Согласен, тут твоя правда, ты уложил меня на обе лопатки, но, подобно римским гладиаторам, делаю тебе рукой знак о просьбе пощадить: не расслабляйся, это моя хитрость. Я сейчас даже выскажу тебе ещё один аргумент, который также не позволяет отделаться от желания у Руссо. Ведь что мы видим в этом высказывании Руссо, помимо того, что желание творчества несоизмеримо с тем, что, поддаваясь ему, порождается? Мы не видим самого ближайшего к нам, того, что показано: некий человек по имени Руссо останавливается на рассмотрении своего желания, он разглядывает его и делает какие-то выводы.

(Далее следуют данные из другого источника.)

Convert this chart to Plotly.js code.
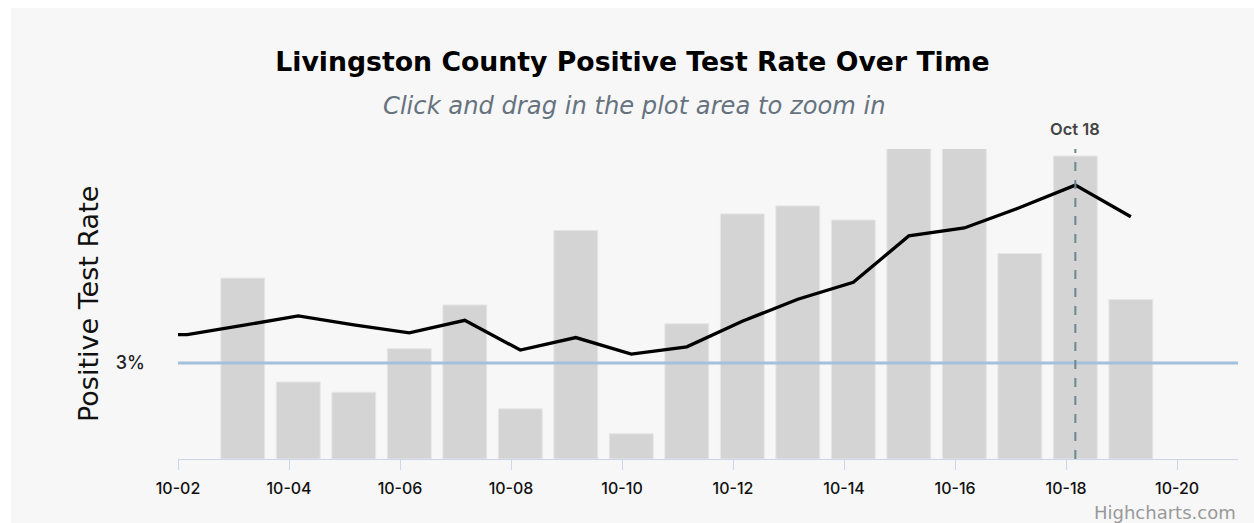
<!DOCTYPE html>
<html>
<head>
<meta charset="utf-8">
<script src="https://cdn.plot.ly/plotly-3.0.1.min.js"></script>
<style>
  html, body { margin: 0; padding: 0; background: #ffffff; }
  #chart { position: absolute; left: 11px; top: 8px; width: 1243px; height: 515px; }
</style>
</head>
<body>
<div id="chart"></div>
<script>
// ---- data ----
const lineDates = ['2020-10-01T04:00','2020-10-02T04:00','2020-10-03T04:00','2020-10-04T04:00','2020-10-05T04:00',
  '2020-10-06T04:00','2020-10-07T04:00','2020-10-08T04:00','2020-10-09T04:00','2020-10-10T04:00','2020-10-11T04:00',
  '2020-10-12T04:00','2020-10-13T04:00','2020-10-14T04:00','2020-10-15T04:00','2020-10-16T04:00','2020-10-17T04:00',
  '2020-10-18T04:00','2020-10-19T04:00'];
const lineValues = [3.89, 3.89, 4.18, 4.48, 4.20, 3.95, 4.34, 3.41, 3.80, 3.28, 3.51, 4.31, 5.00, 5.53, 6.98, 7.23, 7.87, 8.57, 7.58];

const barDates = ['2020-10-03T04:00','2020-10-04T04:00','2020-10-05T04:00','2020-10-06T04:00','2020-10-07T04:00',
  '2020-10-08T04:00','2020-10-09T04:00','2020-10-10T04:00','2020-10-11T04:00','2020-10-12T04:00','2020-10-13T04:00',
  '2020-10-14T04:00','2020-10-15T04:00','2020-10-16T04:00','2020-10-17T04:00','2020-10-18T04:00','2020-10-19T04:00'];
const barValues = [5.66, 2.41, 2.09, 3.45, 4.82, 1.57, 7.15, 0.79, 4.23, 7.67, 7.92, 7.48, 10.2, 10.4, 6.43, 9.48, 4.99];

const xTickVals = ['2020-10-02','2020-10-04','2020-10-06','2020-10-08','2020-10-10','2020-10-12','2020-10-14','2020-10-16','2020-10-18','2020-10-20'];
const xTickLabels = ['10-02','10-04','10-06','10-08','10-10','10-12','10-14','10-16','10-18','10-20'];
const yTickVals = [3];
const yTickLabels = ['3%'];

const thresholdValue = 3;
const markerDate = '2020-10-18T04:00';
const markerLabel = 'Oct 18';
const xRange = ['2020-10-02T00:00', '2020-10-21T02:20'];
const yRange = [0, 9.7];

const FONT = 'Inter, "Open Sans", sans-serif';
const WIDE = '"DejaVu Sans", Inter, sans-serif';

const traces = [
  {
    type: 'bar', x: barDates, y: barValues,
    marker: { color: '#d4d4d4', line: { color: '#e6e6e6', width: 1 } },
    hoverinfo: 'x+y', showlegend: false
  },
  {
    type: 'scatter', mode: 'lines', x: lineDates, y: lineValues,
    line: { color: '#000000', width: 3.3 },
    hoverinfo: 'x+y', showlegend: false
  }
];

const layout = {
  width: 1243, height: 515,
  margin: { l: 167, r: 16, t: 141, b: 64 },
  paper_bgcolor: '#f7f7f7', plot_bgcolor: '#f7f7f7',
  bargap: 0.21,
  font: { family: FONT, color: '#111111' },
  title: {
    text: 'Livingston County Positive Test Rate Over Time',
    font: { family: WIDE, size: 26.7, weight: 'bold', color: '#000000' },
    x: 0.5, xanchor: 'center', xref: 'container',
    y: 1 - 54 / 515, yanchor: 'middle', yref: 'container'
  },
  xaxis: {
    type: 'date', range: xRange,
    tickvals: xTickVals, ticktext: xTickLabels,
    showgrid: false, zeroline: false,
    showline: true, linecolor: '#ccd6eb', linewidth: 1,
    ticks: 'outside', ticklen: 10, tickcolor: '#ccd6eb', tickwidth: 1,
    tickfont: { family: FONT, size: 16, weight: 500, color: '#111111' },
    ticklabelstandoff: 5,
    fixedrange: true
  },
  yaxis: {
    range: yRange,
    tickvals: yTickVals, ticktext: yTickLabels,
    showgrid: false, zeroline: false, showline: false,
    ticks: '', ticklabelstandoff: 32,
    tickfont: { family: FONT, size: 18, weight: 500, color: '#222222' },
    fixedrange: true
  },
  shapes: [
    { type: 'line', xref: 'paper', yref: 'y', x0: 0, x1: 1, y0: thresholdValue, y1: thresholdValue,
      line: { color: '#a3c0dc', width: 3 }, layer: 'above' },
    { type: 'line', xref: 'x', yref: 'paper', x0: markerDate, x1: markerDate, y0: 0, y1: 1,
      line: { color: '#6b8792', width: 2, dash: 'dash' }, layer: 'above' }
  ],
  annotations: [
    { text: 'Click and drag in the plot area to zoom in', xref: 'paper', yref: 'paper',
      x: 0.5 + (634 - (178 + 1238) / 2) / 1060, y: 1 + (141 - 98) / 310, xanchor: 'center', yanchor: 'middle',
      showarrow: false, font: { family: WIDE, size: 24.2, style: 'italic', weight: 'normal', color: '#66737f' } },
    { text: markerLabel, xref: 'x', yref: 'paper', x: markerDate, y: 1, yshift: 20,
      xanchor: 'center', yanchor: 'middle', showarrow: false,
      font: { family: FONT, size: 16.5, weight: 600, color: '#444444' } },
    { text: 'Positive Test Rate', xref: 'paper', yref: 'paper', x: -0.0849, y: 0.5,
      xanchor: 'center', yanchor: 'middle', textangle: -90, showarrow: false,
      font: { family: WIDE, size: 27, weight: 'normal', color: '#111111' } },
    { text: 'Highcharts.com', xref: 'paper', yref: 'paper', x: 1, y: -0.171,
      xanchor: 'right', yanchor: 'middle', showarrow: false,
      font: { family: WIDE, size: 18, color: '#999999' } }
  ],
  hovermode: 'closest'
};

Plotly.newPlot('chart', traces, layout, { displayModeBar: false, responsive: false });
</script>
</body>
</html>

Дело не в том, какие выводы он делает (они могут быть ошибочными или они могут быть верными, но так, что завтра он их пересмотрит и перевыведет); дело в том, что когда мы чего-либо желаем, мы можем поддаться желанию – и не увидим его, оно будет владеть нами, но здесь нет творчества, здесь исключительно фактическое развёртывание субъективности. Но мы можем приостановить желание; именно в этом приостановлении, а не в наличии желания, исток выхождения желания за пределы субъективности. Понимание субъекта, которое недостаточно для рассмотрения искусства, ограничено тем, что субъект понимается лишь в рамках того, что я назвал только что фактическим развёртыванием субъективности. Но уже ранее – в седьмом письме к тебе – я говорил, что не могу согласиться с таким пониманием человеческого, которое может противостоять искусству: человек должен пониматься как имеющий место (для) искусства. Субъект Руссо – это не только тот, кто может, подобно зверю, следовать за желаниями, но и тот, кто может об этом знать, приостанавливать желания и, подобно драгоценным камням, рассматривать их на солнце. Только здесь их блеск будет творчеством. А посему изгонять желание творчества от нетворческого субъекта, показывая его в качестве чего-то внесубъективного, значит действовать преднамеренно невнимательно. Полагаю, что такой аргумент в пользу твоей позиции значительно её усиливает. Однако, не забудь, что у де Мана, как и у нас с тобой иные задачи – у него своя, у нас своя, — нежели чем ставить вопрос о субъекте, желаниях и творчестве. Впрочем, другая была она и у Руссо, когда он писал письмо (а та цитата — из письма) милой даме.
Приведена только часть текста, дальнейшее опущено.